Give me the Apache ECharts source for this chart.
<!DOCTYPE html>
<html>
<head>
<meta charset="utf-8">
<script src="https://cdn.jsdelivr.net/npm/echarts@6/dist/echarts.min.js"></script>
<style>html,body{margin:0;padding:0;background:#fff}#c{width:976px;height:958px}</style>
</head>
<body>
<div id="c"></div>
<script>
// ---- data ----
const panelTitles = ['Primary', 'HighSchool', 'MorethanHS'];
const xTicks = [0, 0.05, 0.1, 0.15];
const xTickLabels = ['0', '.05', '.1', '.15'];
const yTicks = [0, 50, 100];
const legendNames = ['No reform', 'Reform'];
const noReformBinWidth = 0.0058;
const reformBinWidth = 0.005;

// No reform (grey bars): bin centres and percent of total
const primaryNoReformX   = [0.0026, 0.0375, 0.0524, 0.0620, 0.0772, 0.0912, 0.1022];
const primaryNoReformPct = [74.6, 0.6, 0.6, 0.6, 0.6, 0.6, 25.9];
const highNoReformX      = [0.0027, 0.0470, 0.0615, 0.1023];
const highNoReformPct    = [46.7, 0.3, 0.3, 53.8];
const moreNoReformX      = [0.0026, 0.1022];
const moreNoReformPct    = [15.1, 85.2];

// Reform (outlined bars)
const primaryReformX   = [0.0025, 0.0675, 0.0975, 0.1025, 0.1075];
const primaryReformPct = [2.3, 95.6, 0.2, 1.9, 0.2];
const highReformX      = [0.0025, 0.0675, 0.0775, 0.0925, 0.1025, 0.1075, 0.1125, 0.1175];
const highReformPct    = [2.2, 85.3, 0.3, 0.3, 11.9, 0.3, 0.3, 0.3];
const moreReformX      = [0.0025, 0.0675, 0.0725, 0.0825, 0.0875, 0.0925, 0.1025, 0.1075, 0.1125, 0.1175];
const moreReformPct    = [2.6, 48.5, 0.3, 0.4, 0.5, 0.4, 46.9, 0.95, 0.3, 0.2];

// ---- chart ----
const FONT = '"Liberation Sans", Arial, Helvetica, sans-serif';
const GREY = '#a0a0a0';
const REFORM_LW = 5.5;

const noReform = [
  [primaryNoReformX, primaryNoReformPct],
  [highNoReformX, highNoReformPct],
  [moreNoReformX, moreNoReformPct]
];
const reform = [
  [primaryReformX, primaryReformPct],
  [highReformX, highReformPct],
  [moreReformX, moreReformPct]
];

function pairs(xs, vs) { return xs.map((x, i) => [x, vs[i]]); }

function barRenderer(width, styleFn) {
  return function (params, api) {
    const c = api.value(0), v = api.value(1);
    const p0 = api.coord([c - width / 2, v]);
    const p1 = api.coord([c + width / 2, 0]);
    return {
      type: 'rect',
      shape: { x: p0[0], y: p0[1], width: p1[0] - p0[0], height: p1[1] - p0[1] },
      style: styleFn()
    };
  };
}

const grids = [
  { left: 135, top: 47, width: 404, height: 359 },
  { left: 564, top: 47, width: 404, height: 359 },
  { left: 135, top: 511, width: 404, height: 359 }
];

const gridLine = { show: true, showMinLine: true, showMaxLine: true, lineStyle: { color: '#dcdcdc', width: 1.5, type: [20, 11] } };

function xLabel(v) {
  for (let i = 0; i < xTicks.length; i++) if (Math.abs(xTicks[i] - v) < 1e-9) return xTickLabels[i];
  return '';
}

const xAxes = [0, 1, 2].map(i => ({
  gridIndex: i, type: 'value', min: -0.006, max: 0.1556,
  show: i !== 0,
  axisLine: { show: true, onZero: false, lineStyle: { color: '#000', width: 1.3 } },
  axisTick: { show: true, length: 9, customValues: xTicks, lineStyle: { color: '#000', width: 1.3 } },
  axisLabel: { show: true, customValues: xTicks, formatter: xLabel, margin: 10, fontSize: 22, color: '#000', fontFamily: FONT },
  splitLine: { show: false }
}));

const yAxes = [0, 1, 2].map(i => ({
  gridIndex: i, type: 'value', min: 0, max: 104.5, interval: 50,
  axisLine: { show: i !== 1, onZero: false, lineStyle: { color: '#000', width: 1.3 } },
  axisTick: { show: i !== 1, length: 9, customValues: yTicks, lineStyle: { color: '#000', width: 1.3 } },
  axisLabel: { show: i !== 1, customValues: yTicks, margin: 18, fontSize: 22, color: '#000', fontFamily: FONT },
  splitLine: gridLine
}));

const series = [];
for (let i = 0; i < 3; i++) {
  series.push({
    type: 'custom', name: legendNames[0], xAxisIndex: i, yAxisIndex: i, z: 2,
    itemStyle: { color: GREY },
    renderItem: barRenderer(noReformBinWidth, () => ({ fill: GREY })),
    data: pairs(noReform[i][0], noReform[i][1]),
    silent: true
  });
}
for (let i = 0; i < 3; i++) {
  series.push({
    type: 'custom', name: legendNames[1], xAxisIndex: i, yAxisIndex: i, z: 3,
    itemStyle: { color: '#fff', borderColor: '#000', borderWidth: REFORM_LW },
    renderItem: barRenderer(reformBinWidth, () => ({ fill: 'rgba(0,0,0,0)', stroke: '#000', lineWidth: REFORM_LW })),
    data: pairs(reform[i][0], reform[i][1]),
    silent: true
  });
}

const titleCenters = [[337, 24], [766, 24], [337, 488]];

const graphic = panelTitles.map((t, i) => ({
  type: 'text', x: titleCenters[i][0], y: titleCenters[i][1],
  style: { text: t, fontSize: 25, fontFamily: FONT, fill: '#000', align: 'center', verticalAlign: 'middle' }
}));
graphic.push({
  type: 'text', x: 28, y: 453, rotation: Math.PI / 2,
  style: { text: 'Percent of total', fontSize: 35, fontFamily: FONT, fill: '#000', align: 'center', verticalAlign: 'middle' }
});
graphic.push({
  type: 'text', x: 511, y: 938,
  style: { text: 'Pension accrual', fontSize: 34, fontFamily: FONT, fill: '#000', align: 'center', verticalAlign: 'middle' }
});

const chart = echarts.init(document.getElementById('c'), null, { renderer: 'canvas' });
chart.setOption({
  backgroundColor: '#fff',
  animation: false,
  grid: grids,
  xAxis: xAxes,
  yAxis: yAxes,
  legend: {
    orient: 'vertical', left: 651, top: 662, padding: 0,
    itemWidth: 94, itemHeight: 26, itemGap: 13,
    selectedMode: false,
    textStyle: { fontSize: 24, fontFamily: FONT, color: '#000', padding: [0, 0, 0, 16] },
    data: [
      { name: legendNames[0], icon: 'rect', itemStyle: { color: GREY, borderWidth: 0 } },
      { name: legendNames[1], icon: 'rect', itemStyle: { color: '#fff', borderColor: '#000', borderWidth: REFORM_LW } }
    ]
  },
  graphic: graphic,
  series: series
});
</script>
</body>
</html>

---

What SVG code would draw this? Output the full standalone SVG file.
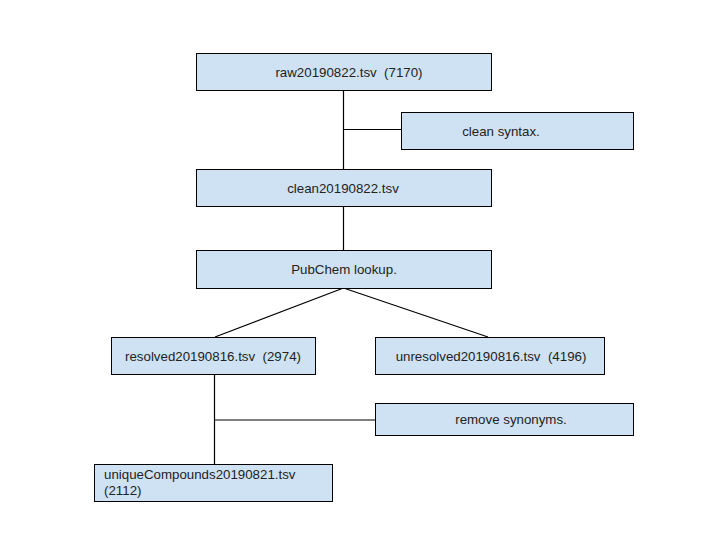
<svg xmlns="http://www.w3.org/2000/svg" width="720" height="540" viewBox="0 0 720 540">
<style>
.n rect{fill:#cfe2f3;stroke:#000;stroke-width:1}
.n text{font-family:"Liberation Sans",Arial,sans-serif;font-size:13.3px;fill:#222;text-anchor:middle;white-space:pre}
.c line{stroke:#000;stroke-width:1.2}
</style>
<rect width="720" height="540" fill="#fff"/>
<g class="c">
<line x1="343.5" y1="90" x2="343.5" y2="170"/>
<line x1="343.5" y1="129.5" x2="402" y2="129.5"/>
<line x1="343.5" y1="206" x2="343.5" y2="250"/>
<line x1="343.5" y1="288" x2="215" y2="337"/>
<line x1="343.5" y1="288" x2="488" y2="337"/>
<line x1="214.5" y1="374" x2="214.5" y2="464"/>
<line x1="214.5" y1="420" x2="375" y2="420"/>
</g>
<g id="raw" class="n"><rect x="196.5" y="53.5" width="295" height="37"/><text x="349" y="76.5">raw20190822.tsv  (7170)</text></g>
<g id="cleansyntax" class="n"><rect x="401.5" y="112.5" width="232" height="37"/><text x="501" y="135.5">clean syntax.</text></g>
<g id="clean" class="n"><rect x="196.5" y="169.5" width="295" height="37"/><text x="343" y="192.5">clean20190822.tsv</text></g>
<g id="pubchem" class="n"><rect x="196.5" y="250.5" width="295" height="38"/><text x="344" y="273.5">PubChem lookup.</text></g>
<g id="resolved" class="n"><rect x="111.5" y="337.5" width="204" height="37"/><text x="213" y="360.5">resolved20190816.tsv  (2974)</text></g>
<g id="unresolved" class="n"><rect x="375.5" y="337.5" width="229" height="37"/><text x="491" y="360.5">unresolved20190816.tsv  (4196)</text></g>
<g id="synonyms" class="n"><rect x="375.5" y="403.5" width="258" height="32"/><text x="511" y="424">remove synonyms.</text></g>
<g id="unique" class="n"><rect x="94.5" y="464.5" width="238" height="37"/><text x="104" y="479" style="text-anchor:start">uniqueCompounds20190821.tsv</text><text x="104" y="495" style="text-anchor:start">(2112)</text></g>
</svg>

## [To do]
Copy out exactly the lines from the one with "Give me the" through the one with "function pairs(xs, vs)", counting both ends, and no other lines.

## [Full output]
Give me the Apache ECharts source for this chart.
<!DOCTYPE html>
<html>
<head>
<meta charset="utf-8">
<script src="https://cdn.jsdelivr.net/npm/echarts@6/dist/echarts.min.js"></script>
<style>html,body{margin:0;padding:0;background:#fff}#c{width:976px;height:958px}</style>
</head>
<body>
<div id="c"></div>
<script>
// ---- data ----
const panelTitles = ['Primary', 'HighSchool', 'MorethanHS'];
const xTicks = [0, 0.05, 0.1, 0.15];
const xTickLabels = ['0', '.05', '.1', '.15'];
const yTicks = [0, 50, 100];
const legendNames = ['No reform', 'Reform'];
const noReformBinWidth = 0.0058;
const reformBinWidth = 0.005;

// No reform (grey bars): bin centres and percent of total
const primaryNoReformX   = [0.0026, 0.0375, 0.0524, 0.0620, 0.0772, 0.0912, 0.1022];
const primaryNoReformPct = [74.6, 0.6, 0.6, 0.6, 0.6, 0.6, 25.9];
const highNoReformX      = [0.0027, 0.0470, 0.0615, 0.1023];
const highNoReformPct    = [46.7, 0.3, 0.3, 53.8];
const moreNoReformX      = [0.0026, 0.1022];
const moreNoReformPct    = [15.1, 85.2];

// Reform (outlined bars)
const primaryReformX   = [0.0025, 0.0675, 0.0975, 0.1025, 0.1075];
const primaryReformPct = [2.3, 95.6, 0.2, 1.9, 0.2];
const highReformX      = [0.0025, 0.0675, 0.0775, 0.0925, 0.1025, 0.1075, 0.1125, 0.1175];
const highReformPct    = [2.2, 85.3, 0.3, 0.3, 11.9, 0.3, 0.3, 0.3];
const moreReformX      = [0.0025, 0.0675, 0.0725, 0.0825, 0.0875, 0.0925, 0.1025, 0.1075, 0.1125, 0.1175];
const moreReformPct    = [2.6, 48.5, 0.3, 0.4, 0.5, 0.4, 46.9, 0.95, 0.3, 0.2];

// ---- chart ----
const FONT = '"Liberation Sans", Arial, Helvetica, sans-serif';
const GREY = '#a0a0a0';
const REFORM_LW = 5.5;

const noReform = [
  [primaryNoReformX, primaryNoReformPct],
  [highNoReformX, highNoReformPct],
  [moreNoReformX, moreNoReformPct]
];
const reform = [
  [primaryReformX, primaryReformPct],
  [highReformX, highReformPct],
  [moreReformX, moreReformPct]
];

function pairs(xs, vs) { return xs.map((x, i) => [x, vs[i]]); }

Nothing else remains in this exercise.